En los días posteriores al rescate, Juan Carlos no se podía quitar a Aicha de la cabeza. Era como sus hijas, y estaba sola. Tras hablar con su mujer y sus dos hijas, decidió visitar a Aicha junto a su familia en la casa tutelada en la que se encontraba recuperándose y ofrecerle un hogar: el suyo propio. Quería ayudarla.
Juan Carlos le planteó a su mujer y a sus hijas incluso pedir su tutela. Tanto su mujer como sus hijas le apoyaron incondicionalmente en esa decisión.
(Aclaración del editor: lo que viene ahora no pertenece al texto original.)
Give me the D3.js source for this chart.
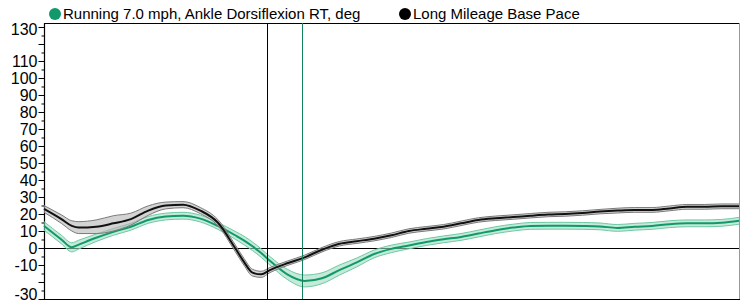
<!DOCTYPE html>
<html>
<head>
<meta charset="utf-8">
<script src="https://cdn.jsdelivr.net/npm/d3@7"></script>
<style>
  body { margin: 0; background: #fff; }
  text { font-family: "Liberation Sans", Arial, sans-serif; }
</style>
</head>
<body>
<div id="chart"></div>
<script>
// gait cycle positions (%) and values
var pct      = [0, 2.5, 4, 5, 7.5, 10, 12.5, 15, 17.5, 20, 22.5, 25, 27.5, 28.75, 30, 31.25, 32.5, 35, 37.5, 40, 42.5, 45, 47.5, 50, 52.5, 55, 57.5, 60, 62.5, 65, 67.5, 70, 72.5, 75, 77.5, 80, 82.5, 85, 87.5, 90, 92.5, 95, 97.5, 100];
var runMean  = [13, 5, 0.4, 2, 6, 9.5, 12.5, 16.5, 18.5, 19, 17.3, 13, 7.5, 4.5, 1, -3, -7.5, -15.5, -19.4, -17.8, -13, -8.5, -3.5, -0.5, 1.5, 3.5, 5.1, 6.5, 8.5, 10.5, 12, 13, 13.1, 13.1, 13, 12.7, 11.8, 12.5, 13, 14, 14.5, 14.5, 14.8, 16];
var runSd    = [2.5, 2.5, 2.7, 2.6, 2.2, 2, 2, 2, 2, 2, 2, 2, 2.3, 2.5, 2.5, 2.5, 2.5, 3, 3.5, 3.2, 3, 2.6, 2.3, 2.2, 2, 2, 2, 2, 2, 2, 2, 2, 2, 2, 2, 2, 2, 2, 2, 2, 2, 2, 2, 2];
var baseMean = [23, 17, 13, 12, 12.5, 14.5, 17, 22, 25, 25.5, 22, 15, 0, -8, -14.5, -15.5, -13, -9, -5.5, -1, 2.5, 4, 5.5, 7.5, 10, 11.3, 12.5, 14.5, 16.5, 17.5, 18.2, 19, 19.7, 20, 20.6, 21.4, 22, 22.4, 22.4, 23.3, 24.2, 24.2, 24.5, 24.5];
var baseSd   = [2, 2.5, 3, 3.5, 4, 4.5, 3.5, 2.8, 2, 1.8, 1.8, 1.8, 2, 2, 2, 1.8, 1.5, 1.3, 1.3, 1.3, 1.3, 1.3, 1.3, 1.3, 1.3, 1.3, 1.3, 1.3, 1.3, 1.3, 1.3, 1.3, 1.3, 1.3, 1.3, 1.3, 1.4, 1.4, 1.4, 1.4, 1.4, 1.4, 1.4, 1.4];
var markers  = [{ at: 32.1, color: "#000" }, { at: 37.1, color: "#12805a" }];
var yLabels  = [130, 110, 100, 90, 80, 70, 60, 50, 40, 30, 20, 10, 0, -10, -30];
var legendNames = ["Running 7.0 mph, Ankle Dorsiflexion RT, deg", "Long Mileage Base Pace"];

var W = 740, H = 302;
var plotL = 44, plotR = 739, plotT = 23, plotB = 299;

var svg = d3.select("#chart").append("svg")
  .attr("width", W).attr("height", H);

var x = d3.scaleLinear().domain([0, 100]).range([plotL, plotR]);
var y = d3.scaleLinear().domain([-30, 132.35]).range([plotB, plotT]);

// frame
svg.append("line").attr("x1", plotL).attr("x2", plotR + 1).attr("y1", plotT + 0.5).attr("y2", plotT + 0.5)
  .attr("stroke", "#000").attr("stroke-width", 1.2);
svg.append("line").attr("x1", plotR + 0.5).attr("x2", plotR + 0.5).attr("y1", plotT).attr("y2", plotB)
  .attr("stroke", "#999");
svg.append("line").attr("x1", plotL).attr("x2", plotR + 1).attr("y1", plotB + 0.5).attr("y2", plotB + 0.5)
  .attr("stroke", "#000").attr("stroke-width", 1.2);

// y axis: major every 10, minor every 5
var minor = d3.range(-30, 131, 5).filter(v => v % 10 !== 0);
var major = d3.range(-30, 131, 10);
var yAxisMinor = d3.axisLeft(y).tickValues(minor).tickSize(3).tickFormat("");
var yAxis = d3.axisLeft(y).tickValues(major).tickSize(6)
  .tickFormat(d => yLabels.indexOf(d) >= 0 ? d : "");

var gMinor = svg.append("g").attr("transform", "translate(" + (plotL + 0.5) + ",0)").call(yAxisMinor);
var gy = svg.append("g").attr("transform", "translate(" + (plotL + 0.5) + ",0)").call(yAxis);
gMinor.select(".domain").remove();
gy.select(".domain").attr("d", "M0," + plotT + "V" + (plotB + 1)).attr("stroke", "#000").attr("stroke-width", 1.2);
gy.selectAll(".tick line").attr("stroke", "#000");
gMinor.selectAll(".tick line").attr("stroke", "#000");
gy.selectAll(".tick text")
  .attr("x", -7)
  .attr("font-size", 16)
  .attr("font-family", "Liberation Sans, Arial, sans-serif")
  .attr("fill", "#000")
  .attr("transform", d => d === 130 ? "translate(0,2)" : d === -30 ? "translate(0,-5)" : null);

// zero line
svg.append("line").attr("x1", plotL).attr("x2", plotR)
  .attr("y1", Math.round(y(0)) + 0.5).attr("y2", Math.round(y(0)) + 0.5)
  .attr("stroke", "#000");

function series(mean, sd, lineColor, fill, edge) {
  var rows = pct.map((p, i) => ({ p: p, m: mean[i], s: sd[i] }));
  var area = d3.area().curve(d3.curveMonotoneX)
    .x(d => x(d.p)).y0(d => y(d.m - d.s)).y1(d => y(d.m + d.s));
  var upper = d3.line().curve(d3.curveMonotoneX).x(d => x(d.p)).y(d => y(d.m + d.s));
  var lower = d3.line().curve(d3.curveMonotoneX).x(d => x(d.p)).y(d => y(d.m - d.s));
  var line = d3.line().curve(d3.curveMonotoneX).x(d => x(d.p)).y(d => y(d.m));
  var g = svg.append("g");
  g.append("path").datum(rows).attr("d", area).attr("fill", fill).attr("fill-opacity", 0.6);
  g.append("path").datum(rows).attr("d", upper).attr("fill", "none").attr("stroke", edge).attr("stroke-width", 1);
  g.append("path").datum(rows).attr("d", lower).attr("fill", "none").attr("stroke", edge).attr("stroke-width", 1);
  return function () {
    g.append("path").datum(rows).attr("d", line).attr("fill", "none").attr("stroke", lineColor).attr("stroke-width", 2);
  };
}

var drawRun = series(runMean, runSd, "#12996b", "#9fdcc2", "#6fc9a2");
var drawBase = series(baseMean, baseSd, "#111", "#b5b5b5", "#7a7a7a");
drawRun();
drawBase();

// toe-off markers
svg.selectAll(".marker").data(markers).enter().append("line")
  .attr("class", "marker")
  .attr("x1", d => Math.round(x(d.at)) + 0.5).attr("x2", d => Math.round(x(d.at)) + 0.5)
  .attr("y1", plotT).attr("y2", plotB)
  .attr("stroke", d => d.color).attr("stroke-width", 1);

// legend
var legendX = [55, 405];
var legendColors = ["#12996b", "#000"];
var lg = svg.selectAll(".lg").data(legendNames).enter().append("g")
  .attr("transform", (d, i) => "translate(" + legendX[i] + ",14)");
lg.append("circle").attr("r", 6).attr("fill", (d, i) => legendColors[i]);
lg.append("text").attr("x", 8).attr("y", 5).attr("font-size", 15).attr("fill", "#000").text(d => d);
</script>
</body>
</html>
Un sábado a principios de mayo, fueron todos a visitarla al hogar donde se alojaba. “El reencuentro fue muy emotivo para los dos”, recuerda Juan Carlos. Aicha lo abrazó y lloró desconsoladamente entre sus brazos. No quería soltarle. Aicha no había visto a Juan Carlos desde ese horrible día, pero lo reconoció inmediatamente.
Juan Carlos y su familia le llevaron regalos, entre ellos una libreta en la que le pidieron que anotara sus teléfonos, algo de ropa y una mochila. Con la ayuda de un intérprete (Aicha habla francés) y las hijas de Juan Carlos, que estudian francés, Aicha dijo que tenía planes para vivir con unos parientes en París. Finalmente, no se quedó a vivir con Juan Carlos y su familia, “aunque se sintió muy agradecida y lloró emocionada”, recuerda Juan Carlos.
En agosto de 2021, Aicha voló a París, donde espera los papeles de residencia. Ahora tiene 25 años y sueños por cumplir: le gustaría aprender inglés y español, y espera inscribirse en la escuela de enfermería (un plan que tomó forma después de que estableciera un vínculo con su cuidadora en Tenerife). Incluso piensa que algún día podría establecerse en España.
Juan Carlos y su familia siguen manteniendo contacto con ella y tienen la intención de visitarla en un futuro. Tanto él como su familia tienen claro que siempre la van a ayudar.
Juan Carlos Serrano no se siente un héroe. “Héroes son ellos. Nosotros hacemos un trabajo para el que hemos sido entrenados, con mucha vocación”, afirma. Y añade que, después de participar en misiones como esta, “uno entiende que estas personas se embarcan en esos cayucos, no por placer o capricho, sino buscando una vida mejor para ellos y sus familias, jugándose la vida, y casi siempre engañados”.
Tanto Juan Carlos como Fernando imparten cursos de supervivencia. Se maravillan de que Aicha y sus dos compañeros sobrevivieran tanto tiempo sin agua, pero ya habían visto antes a otras personas sobrevivir en situaciones extremas.
“La capacidad del cuerpo humano para soportar esas condiciones es asombrosa. Pero las historias más grandes de supervivencia son las de la gente que tiene voluntad de vivir.”
Hoy Aicha Koné afirma: “Cuando llegué por primera vez a España, me arrepentí de salir de casa y arriesgar mi vida. Estuve muy cerca de la muerte. Pero ahora, estoy centrada en construir mi futuro.”
Según la Organización Internacional para las Migraciones, con sede en Ginebra, 1.109 migrantes murieron en el Océano Atlántico en 2021 tratando de llegar a las Islas Canarias en barco en busca de una vida mejor huyendo de la guerra, el hambre y la pobreza de sus países. Es la cifra más alta en un solo año desde que la ONU comenzó a recopilar datos en 2014. Se cree que la cifra total es mucho mayor.
En una visita a la Base Aérea de Gando en enero pasado, la ministra de Defensa, Margarita Robles, felicitó al Ejército del Aire español por el trabajo que realizan cada día en el Atlántico, destacando el rescate de los tres supervivientes en abril de 2021. “La humanidad que se puso es algo que no olvidaré nunca”, dijo.